American commuter rail station (1854–1998)

Penny Bridge was a station along the Long Island Rail Road's Lower Montauk Branch that runs from Long Island City to Jamaica, Queens, in the state of New York. During its existence, the station served local industry as well as the Calvary Cemetery. Before the Kosciuszko Bridge was built, it also served businesses on the Brooklyn side of Newtown Creek (the name referring to the bridge that formerly connected Laurel Hill Boulevard to Meeker Avenue before it was closed in 1939) prior to the closure and removal of the bridge.

== History ==
This station first opened on June 26, 1854, by the Flushing Railroad to serve Calvary Cemetery. The Flushing Railroad was purchased by the New York and Flushing Railroad in April 1859. The station, in June 1859, was renamed Calvary Cemetery.
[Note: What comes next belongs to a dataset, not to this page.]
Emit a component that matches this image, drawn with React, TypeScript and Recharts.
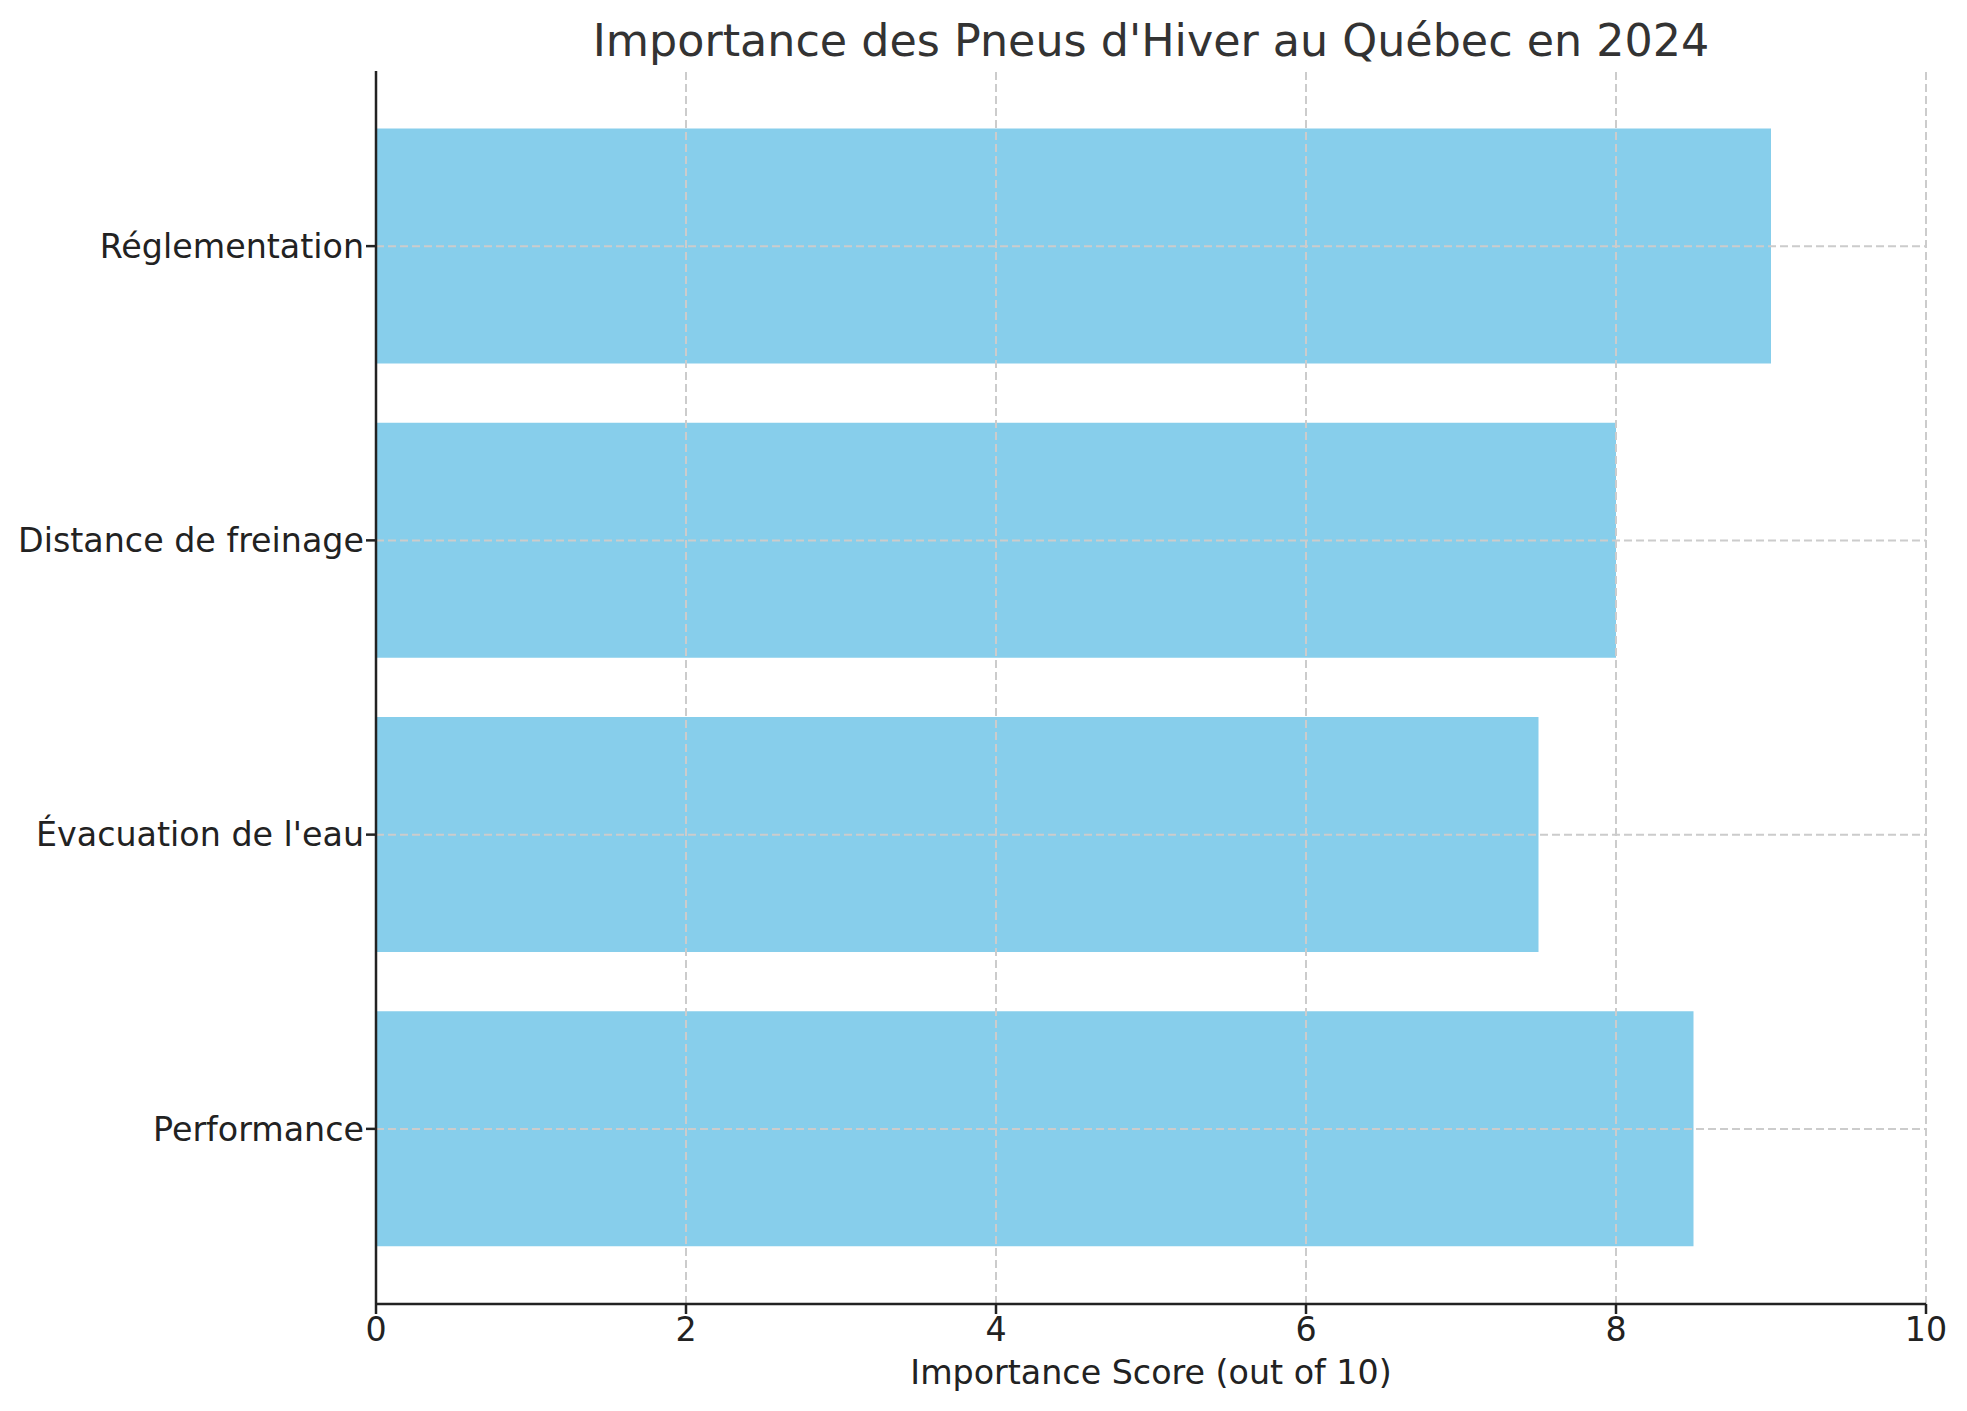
import { BarChart, Bar, XAxis, YAxis, ReferenceLine } from 'recharts'

// bottom-to-top, as in the source figure
const categories = ['Performance', "Évacuation de l'eau", 'Distance de freinage', 'Réglementation']
const scores = [8.5, 7.5, 8, 9]
const xTicks = [0, 2, 4, 6, 8, 10]

const chartData = categories.map((c, i) => ({ category: c, score: scores[i] }))

const FONT = 'DejaVu Sans'
const INK = '#222222'
const GRID = { stroke: '#cccccc', strokeWidth: 2, strokeDasharray: '8 4' }

export default function App() {
  return (
    <div
      style={{
        position: 'absolute',
        left: 0,
        top: 0,
        width: 1967,
        height: 1411,
        overflow: 'hidden',
        background: '#ffffff',
        fontFamily: FONT,
      }}
    >
      <div
        style={{
          position: 'absolute',
          left: 376,
          top: 19,
          width: 1550,
          textAlign: 'center',
          fontSize: 44.4,
          lineHeight: 1,
          color: '#333333',
          whiteSpace: 'nowrap',
        }}
      >
        Importance des Pneus d'Hiver au Québec en 2024
      </div>
      <BarChart
        width={1967}
        height={1411}
        data={chartData}
        layout="vertical"
        margin={{ top: 71, right: 41, bottom: 0, left: 0 }}
        barCategoryGap="10%"
        style={{ fontFamily: FONT }}
      >
        <XAxis
          type="number"
          domain={[0, 10]}
          ticks={xTicks}
          height={107}
          tickSize={10}
          tickMargin={3}
          axisLine={{ stroke: INK, strokeWidth: 2.5 }}
          tickLine={{ stroke: INK, strokeWidth: 2.5 }}
          tick={{ fill: INK, fontSize: 33.3, fontFamily: FONT }}
          label={{
            value: 'Importance Score (out of 10)',
            position: 'insideBottom',
            offset: 27,
            fill: INK,
            fontSize: 33.3,
            fontFamily: FONT,
          }}
        />
        <YAxis
          type="category"
          dataKey="category"
          reversed
          width={376}
          padding={{ top: 28, bottom: 28 }}
          tickSize={10}
          tickMargin={2}
          axisLine={{ stroke: INK, strokeWidth: 2.5 }}
          tickLine={{ stroke: INK, strokeWidth: 2.5 }}
          tick={{ fill: INK, fontSize: 33.3, fontFamily: FONT }}
          interval={0}
        />
        <Bar dataKey="score" fill="#87CEEB" isAnimationActive={false} />
        {/* matplotlib draws the grid above the bars */}
        {xTicks
          .filter((t) => t > 0)
          .map((t) => (
            <ReferenceLine key={`x${t}`} x={t} {...GRID} />
          ))}
        {categories.map((c) => (
          <ReferenceLine key={`y${c}`} y={c} {...GRID} />
        ))}
      </BarChart>
    </div>
  )
}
The station closed on November 14, 1869. After the line was acquired by the South Side Railroad of Long Island in 1869 the station reopened on August 6, 1870. The Long Island Rail Road purchased the line in 1874 and consolidated the line into its system in 1876. The station was closed on July 30, 1880, before reopening on June 2, 1883. The station would close permanently on March 16, 1998, along with Haberman, Glendale, Fresh Pond and Richmond Hill stations due to very low ridership and incompatibility with the C3 cars that were to be introduced into service around the time of closure. Around that time, the station served an average of one passenger per day.

== Station layout ==
The station had two low-level side platforms beside each track, both consisted merely of long areas of ballast marked as platforms. The eastbound platform had a small blue wooden shelter with signs to indicate the name and location of the station.